# wolfcraft table



## jiminfrance (Jan 29, 2010)

I've got a Wolfcraft "Master RT540" router table, not knowing that my Bosch POF1200AE router wouldn't fit.
I'm now looking at a Porter Cable 690 router instead. Any comments please?

Jim


----------



## jiminfrance (Jan 29, 2010)

I've had another look at the Porter-cable specs: 110v. Not much use here as our supply is 230v and I don't want to fork out for a transformer just for one machine!


----------



## jschaben (Jun 21, 2009)

jiminfrance said:


> I've got a Wolfcraft "Master RT540" router table, not knowing that my Bosch POF1200AE router wouldn't fit.
> I'm now looking at a Porter Cable 690 router instead. Any comments please?
> 
> Jim


Hi Jim - Welcome to the forum
I guess I have to ask, Why won't the Bosch work for you?


----------



## jiminfrance (Jan 29, 2010)

Thanks John, I had another try today, removing the baseplate from the Bosch and locking the springs down.

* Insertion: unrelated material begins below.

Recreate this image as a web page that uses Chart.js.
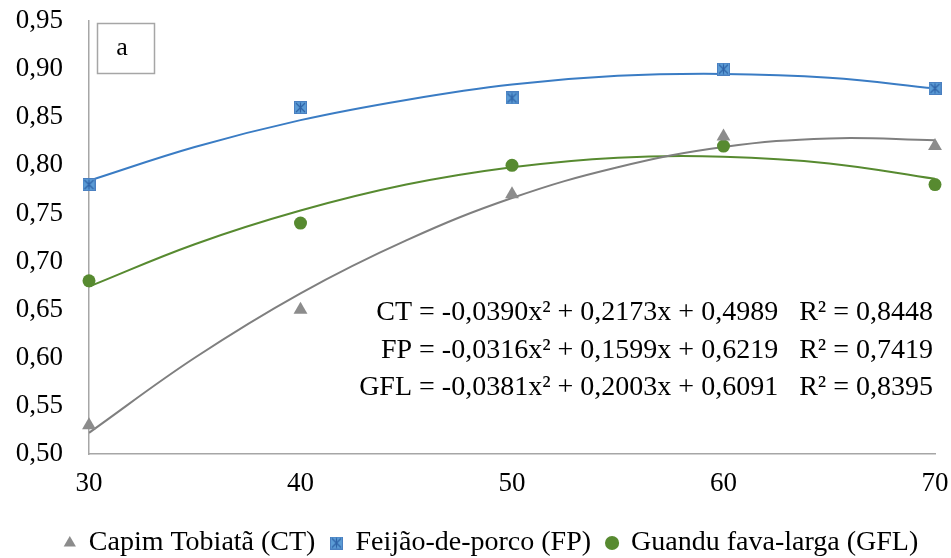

Now the bit is just high enough to use!


----------



## jschaben (Jun 21, 2009)

jiminfrance said:


> Thanks John, I had another try today, removing the baseplate from the Bosch and locking the springs down. Now the bit is just high enough to use!


Great, making progress
I haven't got a Bosch but seems to me most recommend removing the springs completely. I looked at that table when I was shopping. Looked like a decent little table.


----------



## BigJimAK (Mar 13, 2009)

jiminfrance said:


> Thanks John, I had another try today, removing the baseplate from the Bosch and locking the springs down. Now the bit is just high enough to use!


Removing the baseplate for depth is the norm, Jim..


----------